As they returned to the field for their 20th season amid increasingly violent anti-LGBTQ+ rhetoric sweeping across the country, I found the Rebellion as stalwart, passionate and determined as ever. With a 6×7 camera and a tripod (my hands being occupied by crutches) I began to work fervently – hoping to capture even a portion of the energy, community, and of course sexuality, that defines the team and its members.
“It’s intoxicating isn’t it?” My teammate Ben said to me at a bar after a game, “Being out in public.” This was a place where they were their true selves, on and off the pitch.
Not just a team but a chosen family – ready to bleed for one another if that’s what it takes.
ARTIST STATEMENT
Few things in the world, and fewer things still in America, exist without the ensnarement of capital. Club rugby is one of them. Three times a week, the Rebellion gathers to slam into each other and their opponents—with only cold beer, cheap pizza and bruises waiting on the other side. Games are played underneath overpasses and alongside highway exits to Seaworld, at a high school in the High Desert or a neighborhood park in Temecula (there the ground is mercifully soft, sod applied over soil, not dirt on top of concrete landfill). Nothing is expected and nothing is given except competition and hopefully friendship.
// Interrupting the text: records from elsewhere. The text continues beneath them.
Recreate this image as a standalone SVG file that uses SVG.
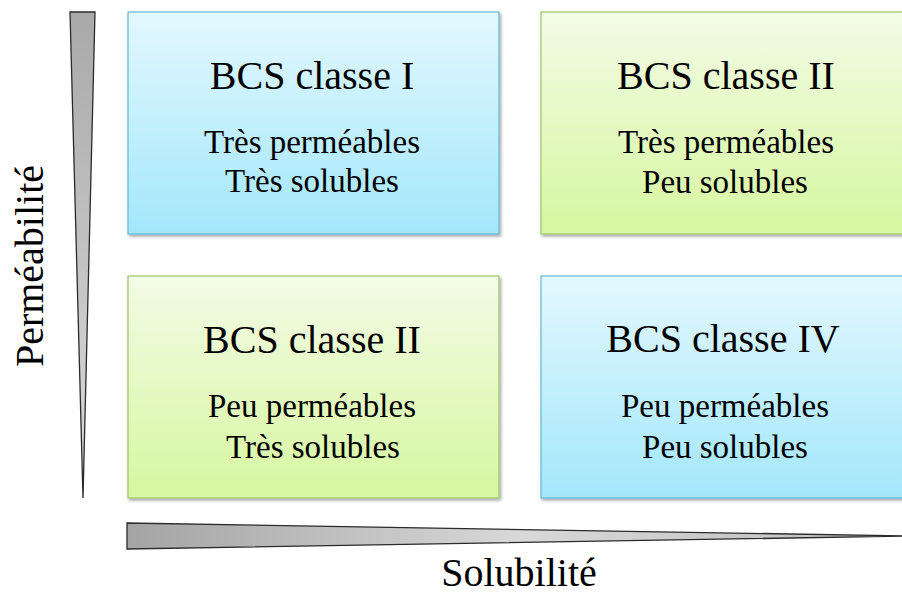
<svg xmlns="http://www.w3.org/2000/svg" width="902" height="595" viewBox="0 0 902 595">
<defs>
<linearGradient id="gBlue" x1="0" y1="0" x2="0" y2="1">
<stop offset="0" stop-color="#e3f8fe"/>
<stop offset="1" stop-color="#a3e7fb"/>
</linearGradient>
<linearGradient id="gGreen" x1="0" y1="0" x2="0" y2="1">
<stop offset="0" stop-color="#f3fbe6"/>
<stop offset="1" stop-color="#d6f7a0"/>
</linearGradient>
<linearGradient id="gV" x1="0" y1="0" x2="0" y2="1">
<stop offset="0" stop-color="#a9a9a9"/>
<stop offset="1" stop-color="#dcdcdc"/>
</linearGradient>
<linearGradient id="gH" x1="0" y1="0" x2="1" y2="0">
<stop offset="0" stop-color="#a4a4a4"/>
<stop offset="0.5" stop-color="#d8d8d8"/>
<stop offset="1" stop-color="#bdbdbd"/>
</linearGradient>
<filter id="sh" x="-5%" y="-5%" width="115%" height="115%">
<feDropShadow dx="1.5" dy="2" stdDeviation="1.5" flood-color="#000" flood-opacity="0.35"/>
</filter>
</defs>
<style>
.blue{fill:url(#gBlue);stroke:#62b9d3;stroke-width:1.2}
.green{fill:url(#gGreen);stroke:#9cc66b;stroke-width:1.2}
.t{fill:#000;text-anchor:middle;font-family:'Liberation Serif','Times New Roman',Times,'DejaVu Serif','Noto Serif',Tinos,FreeSerif,serif}
.title{font-size:40px}
.sub{font-size:33px}
.axis{font-size:40px}
.wedge{stroke:#2b2b2b;stroke-width:1.3;stroke-linejoin:miter}
</style>
<rect width="902" height="595" fill="#fff"/>
<g id="axis-permeabilite">
<polygon class="wedge" points="70,12 95,12 83,498" fill="url(#gV)"/>
<text class="t axis" transform="translate(43,266) rotate(-90)">Perméabilité</text>
</g>
<g id="axis-solubilite">
<polygon class="wedge" points="127,523 127,549 912,536" fill="url(#gH)"/>
<text class="t axis" x="519" y="586">Solubilité</text>
</g>
<g id="node-classe-I">
<rect class="blue" x="128" y="12" width="371" height="222" filter="url(#sh)"/>
<text class="t title" x="312" y="89">BCS classe I</text>
<text class="t sub" x="312" y="153">Très perméables</text>
<text class="t sub" x="312" y="192">Très solubles</text>
</g>
<g id="node-classe-II-top">
<rect class="green" x="541" y="12" width="371" height="222" filter="url(#sh)"/>
<text class="t title" x="726" y="89">BCS classe II</text>
<text class="t sub" x="726" y="153">Très perméables</text>
<text class="t sub" x="725" y="193">Peu solubles</text>
</g>
<g id="node-classe-II-bottom">
<rect class="green" x="128" y="276" width="371" height="222" filter="url(#sh)"/>
<text class="t title" x="312" y="353">BCS classe II</text>
<text class="t sub" x="312" y="417">Peu perméables</text>
<text class="t sub" x="313" y="458">Très solubles</text>
</g>
<g id="node-classe-IV">
<rect class="blue" x="541" y="276" width="371" height="222" filter="url(#sh)"/>
<text class="t title" x="723" y="352">BCS classe IV</text>
<text class="t sub" x="725" y="417">Peu perméables</text>
<text class="t sub" x="725" y="458">Peu solubles</text>
</g>
<g id="connectors"/>
</svg>
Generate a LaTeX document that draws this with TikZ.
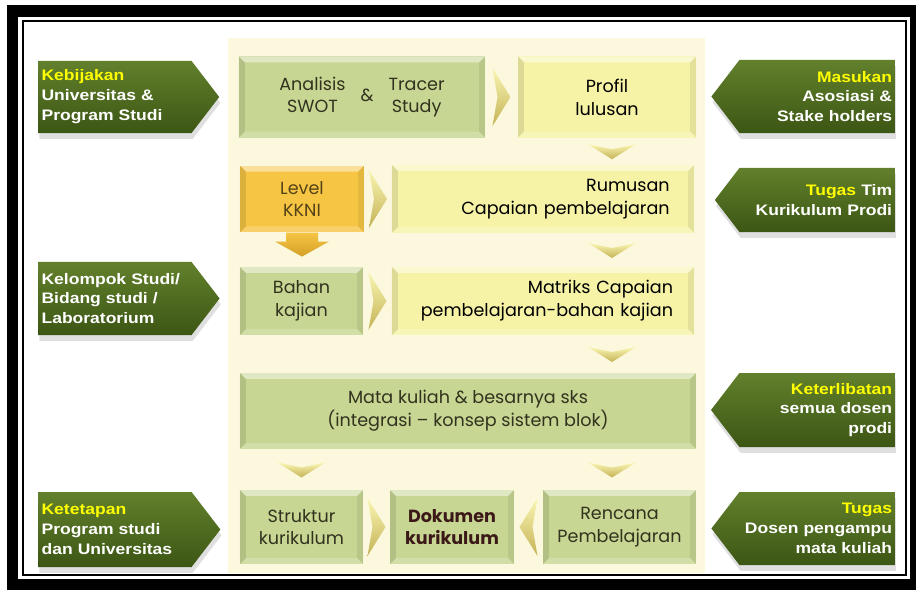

At its core this work is a celebration of the Amateur and the Queer – those who apply themselves to their passions and communities without concern for reward. Without them we would not have the things that make life worth living, the people who love and support us regardless of who we are, and the spaces that have been fought and paid for with the lives of those that have come before us. Because when we finally learn to separate ourselves from archaic forms of valuation and identification, that is when we are truly free to be exactly who and what we want – like, for instance, a Gay Rugby Team.
ARTIST BIO
Nathan Bolton is a photographer from Boston, MA. His current work focuses on the act of generating and sharing joy in the face of looming environmental collapse, and examining the experience of growing up, living in and returning to, an origin point of the American National Myth and Empire.